**Short problem:** Repeat the material verbatim and drop the pictures.
════════
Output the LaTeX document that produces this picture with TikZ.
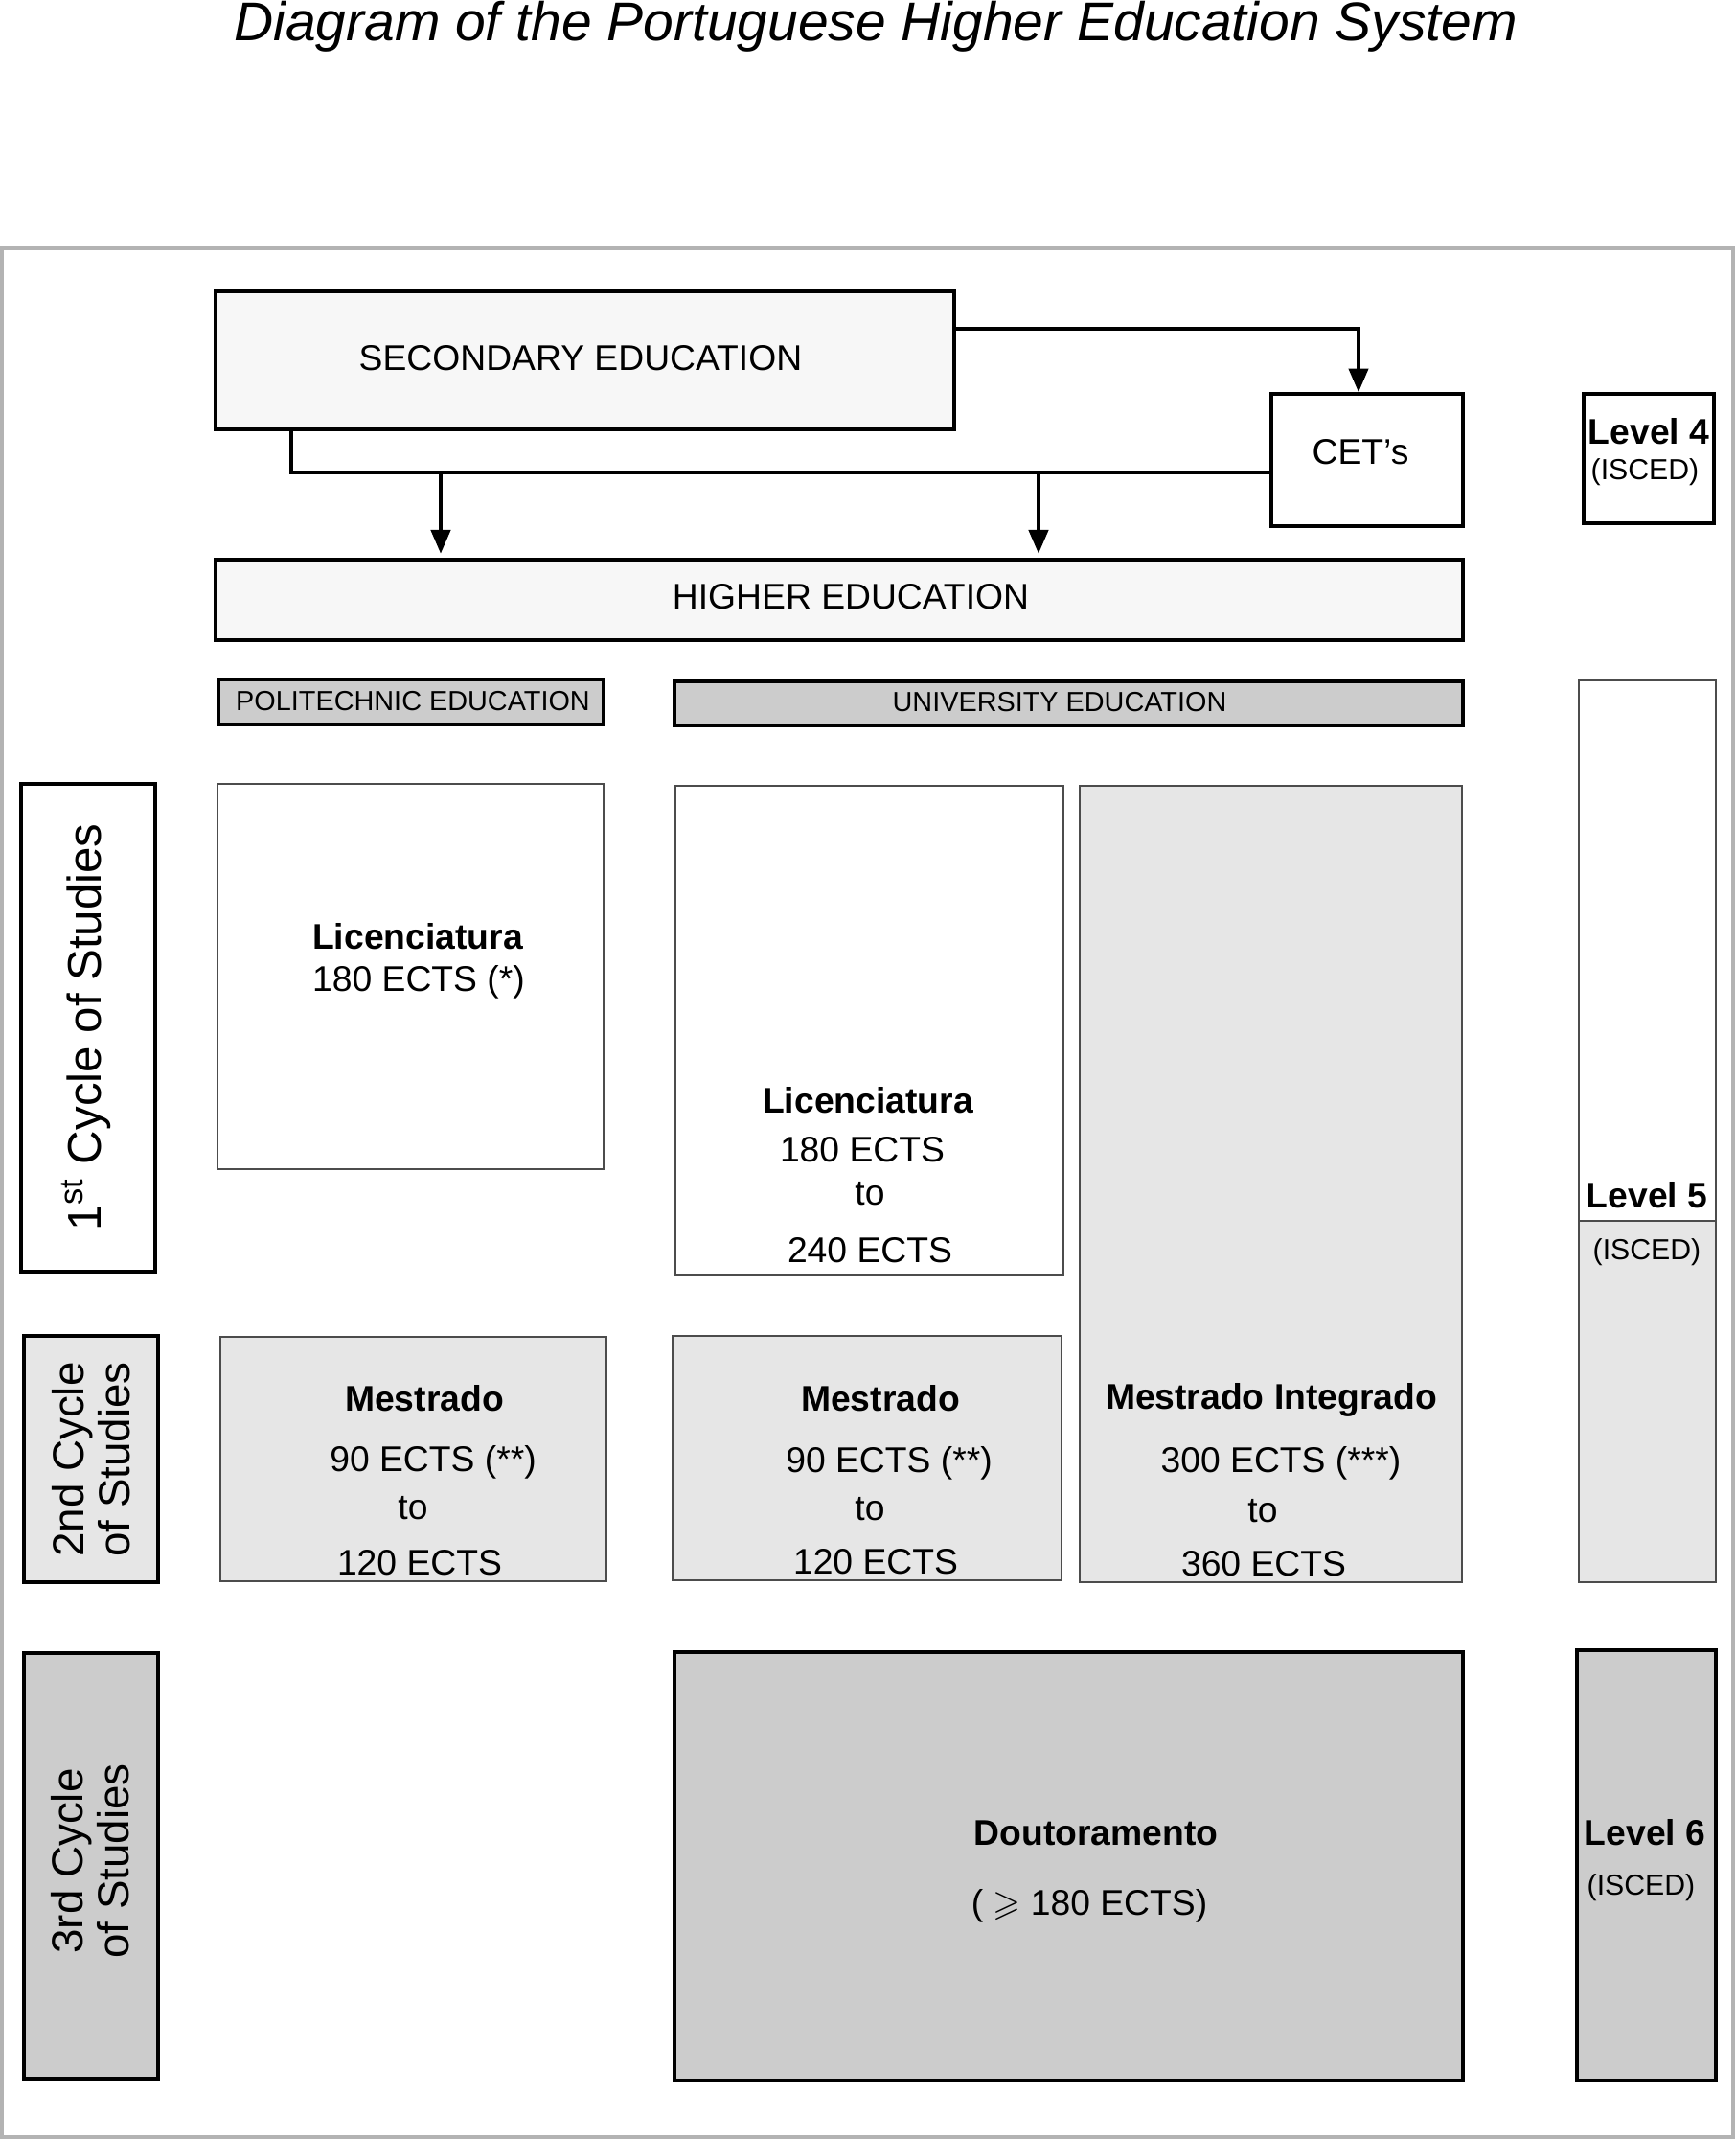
\documentclass[tikz,border=0pt]{standalone}
\usepackage{fontspec}
\setmainfont{Liberation Sans}
\usepackage{amssymb}
\usetikzlibrary{arrows.meta,fit}
\definecolor{lg}{HTML}{F7F7F7}
\definecolor{mg}{HTML}{E6E6E6}
\definecolor{dg}{HTML}{CCCCCC}
\definecolor{fr}{HTML}{B3B3B3}
\begin{document}
\begin{tikzpicture}[x=0.01cm,y=-0.01cm,
  thickbox/.style={draw=black, line width=1.05pt, inner sep=0pt},
  thinbox/.style={draw=black!70, line width=0.4pt, inner sep=0pt},
  lbl/.style={inner sep=0pt, font=\fontsize{10.6}{12.7}\selectfont},
  blbl/.style={inner sep=0pt, font=\fontsize{10.6}{12.7}\selectfont\bfseries},
  slbl/.style={inner sep=0pt, font=\fontsize{8.2}{9.8}\selectfont},
  isced/.style={inner sep=0pt, font=\fontsize{8.6}{10}\selectfont},
  cyc/.style={inner sep=0pt, rotate=90, align=center, font=\fontsize{13}{13.8}\selectfont},
  conn/.style={line width=0.9pt},
  arr/.style={line width=0.9pt, -{Triangle[length=7pt,width=5.8pt]}}
]
\useasboundingbox (0,0) rectangle (1812,2232);
% outer frame
\draw[fr, line width=1.15pt] (2,259) rectangle (1809,2230);
% title
\node[anchor=base, inner sep=0pt, font=\fontsize{16.2}{19}\selectfont\itshape] (title) at (914,42)
  {Diagram of the Portuguese Higher Education System};

% top boxes
\node[thickbox, fill=lg, fit={(225,304)(996,448)}] (sec) {};
\node[thickbox, fill=white, fit={(1327,411)(1527,549)}] (cet) {};
\node[thickbox, fill=lg, fit={(225,584)(1527,668)}] (he) {};
\node[thickbox, fill=dg, fit={(228,709)(630,756)}] (poly) {};
\node[thickbox, fill=dg, fit={(704,711)(1527,757)}] (univ) {};

% level column
\node[thickbox, fill=white, fit={(1653,411)(1789,546)}] (lv4) {};
\node[thinbox, fill=white, fit={(1648,710)(1791,1274)}] (lv5a) {};
\node[thinbox, fill=mg, fit={(1648,1274)(1791,1651)}] (lv5b) {};
\node[thickbox, fill=dg, fit={(1646,1722)(1791,2171)}] (lv6) {};

% cycle column
\node[thickbox, fill=white, fit={(22,818)(162,1327)}] (c1) {};
\node[thickbox, fill=mg, fit={(25,1394)(165,1651)}] (c2) {};
\node[thickbox, fill=dg, fit={(25,1725)(165,2169)}] (c3) {};

% programme boxes
\node[thinbox, fill=white, fit={(227,818)(630,1220)}] (plic) {};
\node[thinbox, fill=white, fit={(705,820)(1110,1330)}] (ulic) {};
\node[thinbox, fill=mg, fit={(1127,820)(1526,1651)}] (mi) {};
\node[thinbox, fill=mg, fit={(230,1395)(633,1650)}] (pmes) {};
\node[thinbox, fill=mg, fit={(702,1394)(1108,1649)}] (umes) {};
\node[thickbox, fill=dg, fit={(704,1724)(1527,2171)}] (doc) {};

% connectors
\coordinate (j1) at (1418,343);
\draw[arr] (sec.east |- j1) -- (j1) -- (cet.north -| j1);
\coordinate (b1) at (304,493);
\coordinate (t1) at (460,493);
\coordinate (t2) at (1084,493);
\draw[conn] (sec.south -| b1) -- (b1) -- (cet.west |- b1);
\draw[arr, shorten >=1.3pt] (t1) -- (he.north -| t1);
\draw[arr, shorten >=1.3pt] (t2) -- (he.north -| t2);

% labels top
\node[lbl] (secL) at (606,374) {SECONDARY EDUCATION};
\node[lbl] (cetL) at (1420,472) {CET’s};
\node[lbl] (heL) at (888,623) {HIGHER EDUCATION};
\node[slbl] (polyL) at (431,732) {POLITECHNIC EDUCATION};
\node[slbl] (univL) at (1106,733) {UNIVERSITY EDUCATION};

% level labels
\node[blbl] (lv4L) at (1721,450) {Level 4};
\node[isced] (lv4I) at (1717,493) {(ISCED)};
\node[blbl] (lv5L) at (1719,1247) {Level 5};
\node[isced] (lv5I) at (1719,1307) {(ISCED)};
\node[blbl] (lv6L) at (1717,1912) {Level 6};
\node[isced] (lv6I) at (1713,1970) {(ISCED)};

% cycle labels
\node[inner sep=0pt, rotate=90, font=\fontsize{14}{16}\selectfont] (c1L) at (90,1072)
  {1\textsuperscript{st} Cycle of Studies};
\node[cyc] (c2L) at (95,1523) {2nd Cycle\\of Studies};
\node[cyc] (c3L) at (94,1942) {3rd Cycle\\of Studies};

% polytechnic licenciatura
\node[blbl] (plicA) at (436,977) {Licenciatura};
\node[lbl] (plicB) at (437,1025) {180 ECTS (*)};
% university licenciatura
\node[blbl] (ulicA) at (906,1148) {Licenciatura};
\node[lbl] (ulicB) at (900,1200) {180 ECTS};
\node[lbl] (ulicC) at (908,1246) {to};
\node[lbl] (ulicD) at (908,1305) {240 ECTS};
% mestrado integrado
\node[blbl] (miA) at (1327,1461) {Mestrado Integrado};
\node[lbl] (miB) at (1337,1527) {300 ECTS (***)};
\node[lbl] (miC) at (1318,1577) {to};
\node[lbl] (miD) at (1319,1632) {360 ECTS};
% polytechnic mestrado
\node[blbl] (pmesA) at (443,1459) {Mestrado};
\node[lbl] (pmesB) at (452,1526) {90 ECTS (**)};
\node[lbl] (pmesC) at (431,1574) {to};
\node[lbl] (pmesD) at (438,1631) {120 ECTS};
% university mestrado
\node[blbl] (umesA) at (919,1459) {Mestrado};
\node[lbl] (umesB) at (928,1527) {90 ECTS (**)};
\node[lbl] (umesC) at (908,1575) {to};
\node[lbl] (umesD) at (914,1630) {120 ECTS};
% doutoramento
\node[blbl] (docA) at (1144,1913) {Doutoramento};
\node[lbl] (docB) at (1137,1989) {( $\geqslant$ 180 ECTS)};
\end{tikzpicture}
\end{document}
════════
**Expected answer:**
Output the LaTeX document that produces this picture with TikZ.
\documentclass[tikz,border=0pt]{standalone}
\usepackage{fontspec}
\setmainfont{Liberation Sans}
\usepackage{amssymb}
\usetikzlibrary{arrows.meta,fit}
\definecolor{lg}{HTML}{F7F7F7}
\definecolor{mg}{HTML}{E6E6E6}
\definecolor{dg}{HTML}{CCCCCC}
\definecolor{fr}{HTML}{B3B3B3}
\begin{document}
\begin{tikzpicture}[x=0.01cm,y=-0.01cm,
  thickbox/.style={draw=black, line width=1.05pt, inner sep=0pt},
  thinbox/.style={draw=black!70, line width=0.4pt, inner sep=0pt},
  lbl/.style={inner sep=0pt, font=\fontsize{10.6}{12.7}\selectfont},
  blbl/.style={inner sep=0pt, font=\fontsize{10.6}{12.7}\selectfont\bfseries},
  slbl/.style={inner sep=0pt, font=\fontsize{8.2}{9.8}\selectfont},
  isced/.style={inner sep=0pt, font=\fontsize{8.6}{10}\selectfont},
  cyc/.style={inner sep=0pt, rotate=90, align=center, font=\fontsize{13}{13.8}\selectfont},
  conn/.style={line width=0.9pt},
  arr/.style={line width=0.9pt, -{Triangle[length=7pt,width=5.8pt]}}
]
\useasboundingbox (0,0) rectangle (1812,2232);
% outer frame
\draw[fr, line width=1.15pt] (2,259) rectangle (1809,2230);
% title
\node[anchor=base, inner sep=0pt, font=\fontsize{16.2}{19}\selectfont\itshape] (title) at (914,42)
  {Diagram of the Portuguese Higher Education System};

% top boxes
\node[thickbox, fill=lg, fit={(225,304)(996,448)}] (sec) {};
\node[thickbox, fill=white, fit={(1327,411)(1527,549)}] (cet) {};
\node[thickbox, fill=lg, fit={(225,584)(1527,668)}] (he) {};
\node[thickbox, fill=dg, fit={(228,709)(630,756)}] (poly) {};
\node[thickbox, fill=dg, fit={(704,711)(1527,757)}] (univ) {};

% level column
\node[thickbox, fill=white, fit={(1653,411)(1789,546)}] (lv4) {};
\node[thinbox, fill=white, fit={(1648,710)(1791,1274)}] (lv5a) {};
\node[thinbox, fill=mg, fit={(1648,1274)(1791,1651)}] (lv5b) {};
\node[thickbox, fill=dg, fit={(1646,1722)(1791,2171)}] (lv6) {};

% cycle column
\node[thickbox, fill=white, fit={(22,818)(162,1327)}] (c1) {};
\node[thickbox, fill=mg, fit={(25,1394)(165,1651)}] (c2) {};
\node[thickbox, fill=dg, fit={(25,1725)(165,2169)}] (c3) {};

% programme boxes
\node[thinbox, fill=white, fit={(227,818)(630,1220)}] (plic) {};
\node[thinbox, fill=white, fit={(705,820)(1110,1330)}] (ulic) {};
\node[thinbox, fill=mg, fit={(1127,820)(1526,1651)}] (mi) {};
\node[thinbox, fill=mg, fit={(230,1395)(633,1650)}] (pmes) {};
\node[thinbox, fill=mg, fit={(702,1394)(1108,1649)}] (umes) {};
\node[thickbox, fill=dg, fit={(704,1724)(1527,2171)}] (doc) {};

% connectors
\coordinate (j1) at (1418,343);
\draw[arr] (sec.east |- j1) -- (j1) -- (cet.north -| j1);
\coordinate (b1) at (304,493);
\coordinate (t1) at (460,493);
\coordinate (t2) at (1084,493);
\draw[conn] (sec.south -| b1) -- (b1) -- (cet.west |- b1);
\draw[arr, shorten >=1.3pt] (t1) -- (he.north -| t1);
\draw[arr, shorten >=1.3pt] (t2) -- (he.north -| t2);

% labels top
\node[lbl] (secL) at (606,374) {SECONDARY EDUCATION};
\node[lbl] (cetL) at (1420,472) {CET’s};
\node[lbl] (heL) at (888,623) {HIGHER EDUCATION};
\node[slbl] (polyL) at (431,732) {POLITECHNIC EDUCATION};
\node[slbl] (univL) at (1106,733) {UNIVERSITY EDUCATION};

% level labels
\node[blbl] (lv4L) at (1721,450) {Level 4};
\node[isced] (lv4I) at (1717,493) {(ISCED)};
\node[blbl] (lv5L) at (1719,1247) {Level 5};
\node[isced] (lv5I) at (1719,1307) {(ISCED)};
\node[blbl] (lv6L) at (1717,1912) {Level 6};
\node[isced] (lv6I) at (1713,1970) {(ISCED)};

% cycle labels
\node[inner sep=0pt, rotate=90, font=\fontsize{14}{16}\selectfont] (c1L) at (90,1072)
  {1\textsuperscript{st} Cycle of Studies};
\node[cyc] (c2L) at (95,1523) {2nd Cycle\\of Studies};
\node[cyc] (c3L) at (94,1942) {3rd Cycle\\of Studies};

% polytechnic licenciatura
\node[blbl] (plicA) at (436,977) {Licenciatura};
\node[lbl] (plicB) at (437,1025) {180 ECTS (*)};
% university licenciatura
\node[blbl] (ulicA) at (906,1148) {Licenciatura};
\node[lbl] (ulicB) at (900,1200) {180 ECTS};
\node[lbl] (ulicC) at (908,1246) {to};
\node[lbl] (ulicD) at (908,1305) {240 ECTS};
% mestrado integrado
\node[blbl] (miA) at (1327,1461) {Mestrado Integrado};
\node[lbl] (miB) at (1337,1527) {300 ECTS (***)};
\node[lbl] (miC) at (1318,1577) {to};
\node[lbl] (miD) at (1319,1632) {360 ECTS};
% polytechnic mestrado
\node[blbl] (pmesA) at (443,1459) {Mestrado};
\node[lbl] (pmesB) at (452,1526) {90 ECTS (**)};
\node[lbl] (pmesC) at (431,1574) {to};
\node[lbl] (pmesD) at (438,1631) {120 ECTS};
% university mestrado
\node[blbl] (umesA) at (919,1459) {Mestrado};
\node[lbl] (umesB) at (928,1527) {90 ECTS (**)};
\node[lbl] (umesC) at (908,1575) {to};
\node[lbl] (umesD) at (914,1630) {120 ECTS};
% doutoramento
\node[blbl] (docA) at (1144,1913) {Doutoramento};
\node[lbl] (docB) at (1137,1989) {( $\geqslant$ 180 ECTS)};
\end{tikzpicture}
\end{document}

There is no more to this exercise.